Since water was the primary limiting factor, it might be assumed that larger cultivated fields would have been located in areas where seepage water was more likely to be
available or in newly established villages, such as those on the downstream portion of the reservation. However, this is not the case. The largest cultivated mean field sizes in acres (6.92 in Santan and 6.86 in Casa Blanca) were in areas where the river was dry. In areas where the river still contained water (albeit minimal amounts), mean field sizes in acres were the smallest (3.36 in Santa Cruz, 3.93 in Gila Crossing and 4.07 in Cooperative).
Blackwater (6.75 mean field size) was an exception to this rule. While the river was generally dry there, seepage water allowed crops—especially grain (92.3% of all Blackwater acres)—to grow. Maricopa, served by the Salt River (which continued to flow after the Gila River went dry), had a moderate mean field size in acres of 5.81, as shown in table 10.

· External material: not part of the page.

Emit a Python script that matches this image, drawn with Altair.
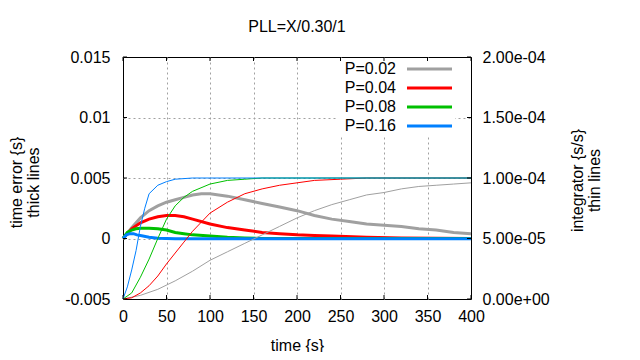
import altair as alt
import pandas as pd

series = ["P=0.02", "P=0.04", "P=0.08", "P=0.16"]
colors = ["#a0a0a0", "#ff0000", "#00c000", "#0080ff"]

# time error (thick lines, left axis)
err_t = {
    "P=0.02": [0, 10, 20, 30, 40, 50, 60, 70, 80, 90, 100, 110, 120, 140, 160, 180, 200, 220, 240, 260, 280, 300, 320, 340, 360, 380, 400],
    "P=0.04": [0, 10, 20, 30, 40, 50, 60, 70, 80, 100, 120, 140, 160, 180, 200, 220, 240, 280, 320, 400],
    "P=0.08": [0, 5, 10, 15, 20, 30, 40, 50, 60, 70, 80, 100, 120, 140, 160, 400],
    "P=0.16": [0, 4, 8, 12, 16, 20, 30, 40, 50, 60, 400],
}
err_v = {
    "P=0.02": [0, 0.0009, 0.0017, 0.0023, 0.0027, 0.0030, 0.0032, 0.0034, 0.0036, 0.0037, 0.0037, 0.0036, 0.0035, 0.0032, 0.0029, 0.0026, 0.0023, 0.0019, 0.0016, 0.0014, 0.0012, 0.0011, 0.0010, 0.0008, 0.0007, 0.0005, 0.0004],
    "P=0.04": [0, 0.0008, 0.0013, 0.0016, 0.0018, 0.0019, 0.0019, 0.0018, 0.0016, 0.0012, 0.0009, 0.0007, 0.0005, 0.0004, 0.0003, 0.00025, 0.0002, 0.0001, 0.00005, 0.0],
    "P=0.08": [0, 0.0005, 0.0007, 0.0008, 0.00085, 0.00085, 0.0008, 0.0007, 0.0005, 0.0004, 0.0003, 0.0002, 0.0001, 0.00005, 0.0, 0.0],
    "P=0.16": [0, 0.0003, 0.0004, 0.0004, 0.0003, 0.00025, 0.0001, 0.00003, 0.0, -0.00003, -0.00003],
}

# integrator (thin lines, right axis)
int_t = {
    "P=0.02": [0, 20, 40, 60, 80, 100, 120, 140, 160, 180, 200, 220, 240, 260, 280, 300, 320, 340, 360, 380, 400],
    "P=0.04": [0, 10, 20, 30, 40, 50, 60, 70, 80, 100, 120, 140, 160, 180, 200, 220, 250, 280, 400],
    "P=0.08": [0, 10, 20, 30, 40, 50, 60, 70, 80, 100, 120, 140, 160, 400],
    "P=0.16": [0, 5, 10, 15, 20, 25, 30, 40, 50, 60, 80, 400],
}
int_v = {
    "P=0.02": [0, 0.03e-4, 0.08e-4, 0.15e-4, 0.23e-4, 0.32e-4, 0.39e-4, 0.46e-4, 0.53e-4, 0.60e-4, 0.67e-4, 0.73e-4, 0.78e-4, 0.82e-4, 0.86e-4, 0.88e-4, 0.91e-4, 0.93e-4, 0.94e-4, 0.95e-4, 0.96e-4],
    "P=0.04": [0, 0.01e-4, 0.05e-4, 0.11e-4, 0.19e-4, 0.29e-4, 0.38e-4, 0.47e-4, 0.56e-4, 0.71e-4, 0.80e-4, 0.87e-4, 0.91e-4, 0.94e-4, 0.96e-4, 0.98e-4, 0.99e-4, 1.0e-4, 1.0e-4],
    "P=0.08": [0, 0.05e-4, 0.18e-4, 0.33e-4, 0.50e-4, 0.66e-4, 0.77e-4, 0.84e-4, 0.89e-4, 0.95e-4, 0.98e-4, 0.99e-4, 1.0e-4, 1.0e-4],
    "P=0.16": [0, 0.10e-4, 0.24e-4, 0.40e-4, 0.60e-4, 0.75e-4, 0.87e-4, 0.94e-4, 0.97e-4, 0.99e-4, 1.0e-4, 1.0e-4],
}

x_ticks = [0, 50, 100, 150, 200, 250, 300, 350, 400]
left_ticks = [-0.005, 0, 0.005, 0.01, 0.015]
left_labels = ["-0.005", "0", "0.005", "0.01", "0.015"]
right_ticks = [0, 0.5e-4, 1.0e-4, 1.5e-4, 2.0e-4]
right_labels = ["0.00e+00", "5.00e-05", "1.00e-04", "1.50e-04", "2.00e-04"]

err_rows = []
for s in series:
    for t, v in zip(err_t[s], err_v[s]):
        err_rows.append({"t": t, "v": v, "series": s})
int_rows = []
for s in series:
    for t, v in zip(int_t[s], int_v[s]):
        int_rows.append({"t": t, "v": v, "series": s})
err_df = pd.DataFrame(err_rows)
int_df = pd.DataFrame(int_rows)
leg_df = pd.DataFrame({"series": series})
xt_df = pd.DataFrame({"t": x_ticks})
lt_df = pd.DataFrame({"v": left_ticks})
rt_df = pd.DataFrame({"v": right_ticks})

FONT = "Liberation Sans"
W, H = 348, 242
TICK = 4
color = alt.Color("series:N", scale=alt.Scale(domain=series, range=colors), legend=None)
xenc = alt.X("t:Q", scale=alt.Scale(domain=[0, 400], nice=False),
             axis=alt.Axis(values=x_ticks, title="time {s}", grid=True, ticks=False,
                           labelPadding=9, labelFlush=False, titleY=46, titleBaseline="middle",
                           gridOpacity={"condition": {"test": "datum.value <= 0 || datum.value >= 400", "value": 0}, "value": 1}))
left_scale = alt.Scale(domain=[-0.005, 0.015], nice=False, zero=False)
right_scale = alt.Scale(domain=[0, 2e-4], nice=False, zero=False)

left_expr = "[" + ",".join("'%s'" % l for l in left_labels) + "][round((datum.value + 0.005) / 0.005)]"
right_expr = "[" + ",".join("'%s'" % l for l in right_labels) + "][round(datum.value / 0.00005)]"

thick = alt.Chart(err_df).mark_line(strokeWidth=3, strokeCap="butt").encode(
    x=xenc,
    y=alt.Y("v:Q", scale=left_scale,
            axis=alt.Axis(orient="left", values=left_ticks, labelExpr=left_expr, grid=True,
                          ticks=False, labelPadding=13, labelFlush=False,
                          gridOpacity={"condition": {"test": "datum.value < -0.004 || datum.value > 0.014", "value": 0}, "value": 1},
                          title=["time error {s}", "thick lines"], titleAngle=270,
                          titleX=-107, titleY=125, titleAlign="center", titleBaseline="middle")),
    color=color,
    detail="series:N",
)

thin = alt.Chart(int_df).mark_line(strokeWidth=1).encode(
    x=xenc,
    y=alt.Y("v:Q", scale=right_scale,
            axis=alt.Axis(orient="right", values=right_ticks, labelExpr=right_expr, grid=False,
                          ticks=False, labelPadding=11, labelFlush=False,
                          title=["integrator {s/s}", "thin lines"], titleAngle=270,
                          titleX=106, titleY=123, titleAlign="center", titleBaseline="middle")),
    color=color,
    detail="series:N",
)

legy = alt.Y("series:N", scale=alt.Scale(type="point", domain=series, range=[12, 69], padding=0), axis=None)
leg_bg = alt.Chart(leg_df).mark_rect(fill="white").encode(
    x=alt.value(215), x2=alt.value(332), y=alt.value(1), y2=alt.value(78)
)
leg_text = alt.Chart(leg_df).mark_text(align="right", baseline="middle", font=FONT, fontSize=16, color="black").encode(
    x=alt.value(273), y=legy, text="series:N"
)
leg_line = alt.Chart(leg_df).mark_rule(strokeWidth=3).encode(
    x=alt.value(284), x2=alt.value(329), y=legy, color=color
)

# inward (gnuplot-style) tick marks on all four borders
tick_bottom = alt.Chart(xt_df).mark_rule(color="black", strokeWidth=1).encode(
    x=xenc, y=alt.value(H), y2=alt.value(H - TICK))
tick_top = alt.Chart(xt_df).mark_rule(color="black", strokeWidth=1).encode(
    x=xenc, y=alt.value(0), y2=alt.value(TICK))
tick_left = alt.Chart(lt_df).mark_rule(color="black", strokeWidth=1).encode(
    y=alt.Y("v:Q", scale=left_scale, axis=None), x=alt.value(0), x2=alt.value(TICK))
tick_right = alt.Chart(rt_df).mark_rule(color="black", strokeWidth=1).encode(
    y=alt.Y("v:Q", scale=right_scale, axis=None), x=alt.value(W), x2=alt.value(W - TICK))

chart = alt.layer(thick, thin, leg_bg, leg_text, leg_line,
                  tick_bottom, tick_top, tick_left, tick_right).resolve_scale(
    y="independent"
).properties(
    width=W, height=H,
    autosize=alt.AutoSizeParams(type="none"),
    padding={"left": 115, "top": 49, "right": 161, "bottom": 53},
    title=alt.Title("PLL=X/0.30/1", font=FONT, fontSize=16, fontWeight="normal", color="black", offset=14),
).configure_view(
    stroke="black", strokeWidth=1
).configure_axis(
    labelFont=FONT, labelFontSize=16, labelColor="black",
    titleFont=FONT, titleFontSize=16, titleFontWeight="normal", titleColor="black", titleLineHeight=17,
    gridColor="#a0a0a0", gridDash=[2, 3], gridWidth=1, gridOpacity=1,
    domain=False,
)

chart.save("out.html", embed_options={"renderer": "svg", "actions": False})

When all fields are analyzed (including abandoned, not cultivated and cultivated), traditional farming areas—not surprisingly—retain the largest mean field size.624 The largest mean field sizes in acres were found in Blackwater (7.67), Casa Blanca (7.26) and
Sacaton (5.78). Santan, established in 1877, had a mean field size of 6.82 acres. Newly established villages such as Santa Cruz (3.21), Gila Crossing (3.74), Cooperative (4.75) and Maricopa (5.73) all had smaller mean field sizes in acres. Since the latter villages were of recent origin in 1914, it appears that, as water deprivation increased, villages not only moved downstream nearer the confluence of the Salt River but also were reestablished with smaller fields.